**SOURCE MATERIAL:**

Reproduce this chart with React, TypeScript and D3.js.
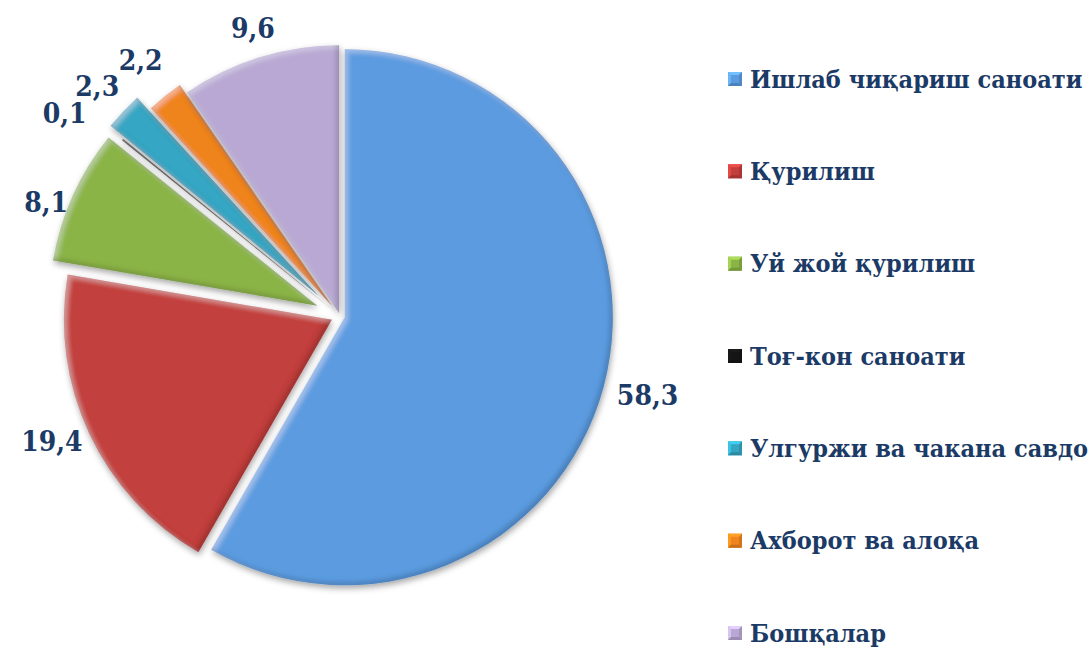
import React from 'react';
import * as d3 from 'd3';

// chart data
const categories = [
  'Ишлаб чиқариш саноати',
  'Қурилиш',
  'Уй жой қурилиш',
  'Тоғ-кон саноати',
  'Улгуржи ва чакана савдо',
  'Ахборот ва алоқа',
  'Бошқалар',
];
const shares = [58.3, 19.4, 8.1, 0.1, 2.3, 2.2, 9.6];

// styling
const colors = ['#5B9BE0', '#C23F3C', '#8BB446', '#151515', '#34A6C3', '#F0841E', '#B8A8D3'];
const explode = [5, 9, 25, 12, 30, 13, 3]; // px each slice is pulled out
const labelNudge: [number, number][] = [[9, 0], [-5, -8], [6, 22], [-30, -3], [0, 0], [-2, -7], [4, 6]];

const W = 1091;
const H = 648;
const cx = 340;
const cy = 316;
const radius = 268;
const textColor = '#1B3A66';
const font = "'DejaVu Serif Condensed', 'DejaVu Serif', serif";

export default function App() {
  const pie = d3.pie<number>().sort(null).value(d => d);
  const arcs = pie(shares);
  const arc = d3.arc<d3.PieArcDatum<number>>().innerRadius(0).outerRadius(radius);
  const labelArc = d3.arc<d3.PieArcDatum<number>>().innerRadius(radius + 36).outerRadius(radius + 36);

  const legendY = d3.scalePoint<string>().domain(categories).range([79, 633]);

  return (
    <svg width={W} height={H} style={{ position: 'absolute', left: 0, top: 0, background: '#fff' }}>
      <defs>
        <filter id="bevel" x="-10%" y="-10%" width="120%" height="120%">
          <feGaussianBlur in="SourceAlpha" stdDeviation="2.5" result="blur" />
          <feOffset in="blur" dx="3" dy="3" result="offA" />
          <feComposite in="SourceAlpha" in2="offA" operator="out" result="hlMask" />
          <feFlood floodColor="#fff" floodOpacity="0.3" />
          <feComposite in2="hlMask" operator="in" result="hl" />
          <feOffset in="blur" dx="-3" dy="-3" result="offB" />
          <feComposite in="SourceAlpha" in2="offB" operator="out" result="shMask" />
          <feFlood floodColor="#000" floodOpacity="0.35" />
          <feComposite in2="shMask" operator="in" result="sh" />
          <feGaussianBlur in="SourceAlpha" stdDeviation="3" result="dsBlur" />
          <feOffset in="dsBlur" dx="1" dy="3" result="dsOff" />
          <feFlood floodColor="#000" floodOpacity="0.35" />
          <feComposite in2="dsOff" operator="in" result="ds" />
          <feMerge>
            <feMergeNode in="ds" />
            <feMergeNode in="SourceGraphic" />
            <feMergeNode in="hl" />
            <feMergeNode in="sh" />
          </feMerge>
        </filter>
      </defs>

      <g transform={`translate(${cx},${cy})`}>
        {arcs.map((a, i) => {
          const mid = (a.startAngle + a.endAngle) / 2;
          const dx = explode[i] * Math.sin(mid);
          const dy = -explode[i] * Math.cos(mid);
          return (
            <g key={i} transform={`translate(${dx},${dy})`}>
              <path d={arc(a) || ''} fill={colors[i]} filter="url(#bevel)" />
            </g>
          );
        })}
        {arcs.map((a, i) => {
          const mid = (a.startAngle + a.endAngle) / 2;
          const dx = explode[i] * Math.sin(mid);
          const dy = -explode[i] * Math.cos(mid);
          const [lx, ly] = labelArc.centroid(a);
          return (
            <text
              key={'l' + i}
              x={lx + dx + labelNudge[i][0]}
              y={ly + dy + labelNudge[i][1]}
              textAnchor="middle"
              dominantBaseline="central"
              style={{ fontFamily: font, fontWeight: 'bold', fontSize: 28 }}
              fill={textColor}
            >
              {String(shares[i]).replace('.', ',')}
            </text>
          );
        })}
      </g>

      <g>
        {categories.map((c, i) => {
          const y = legendY(c) || 0;
          const s = 14;
          const x0 = 728;
          const y0 = y - s / 2;
          const base = d3.color(colors[i])!;
          const light = base.brighter(0.6).formatHex();
          const dark = base.darker(0.5).formatHex();
          const ix = 3;
          return (
            <g key={'lg' + i}>
              <rect x={x0} y={y0} width={s} height={s} fill={colors[i]} />
              <path d={`M${x0},${y0}L${x0 + s},${y0}L${x0 + s - ix},${y0 + ix}L${x0 + ix},${y0 + ix}Z`} fill={light} />
              <path d={`M${x0},${y0}L${x0 + ix},${y0 + ix}L${x0 + ix},${y0 + s - ix}L${x0},${y0 + s}Z`} fill={light} opacity={0.7} />
              <path d={`M${x0},${y0 + s}L${x0 + ix},${y0 + s - ix}L${x0 + s - ix},${y0 + s - ix}L${x0 + s},${y0 + s}Z`} fill={dark} />
              <path d={`M${x0 + s},${y0}L${x0 + s},${y0 + s}L${x0 + s - ix},${y0 + s - ix}L${x0 + s - ix},${y0 + ix}Z`} fill={dark} opacity={0.7} />
              <text
                x={750}
                y={y}
                dominantBaseline="central"
                style={{ fontFamily: font, fontWeight: 'bold', fontSize: 25 }}
                fill={textColor}
              >
                {c}
              </text>
            </g>
          );
        })}
      </g>
    </svg>
  );
}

**WHAT THIS TASK INVOLVES:**
Every line from the start of the listing above through the line with "Serif Condensed', 'DejaVu" should be repeated exactly; skip the pictures and add nothing else.

**SOLVED EXERCISE:**
Reproduce this chart with React, TypeScript and D3.js.
import React from 'react';
import * as d3 from 'd3';

// chart data
const categories = [
  'Ишлаб чиқариш саноати',
  'Қурилиш',
  'Уй жой қурилиш',
  'Тоғ-кон саноати',
  'Улгуржи ва чакана савдо',
  'Ахборот ва алоқа',
  'Бошқалар',
];
const shares = [58.3, 19.4, 8.1, 0.1, 2.3, 2.2, 9.6];

// styling
const colors = ['#5B9BE0', '#C23F3C', '#8BB446', '#151515', '#34A6C3', '#F0841E', '#B8A8D3'];
const explode = [5, 9, 25, 12, 30, 13, 3]; // px each slice is pulled out
const labelNudge: [number, number][] = [[9, 0], [-5, -8], [6, 22], [-30, -3], [0, 0], [-2, -7], [4, 6]];

const W = 1091;
const H = 648;
const cx = 340;
const cy = 316;
const radius = 268;
const textColor = '#1B3A66';
const font = "'DejaVu Serif Condensed', 'DejaVu Serif', serif";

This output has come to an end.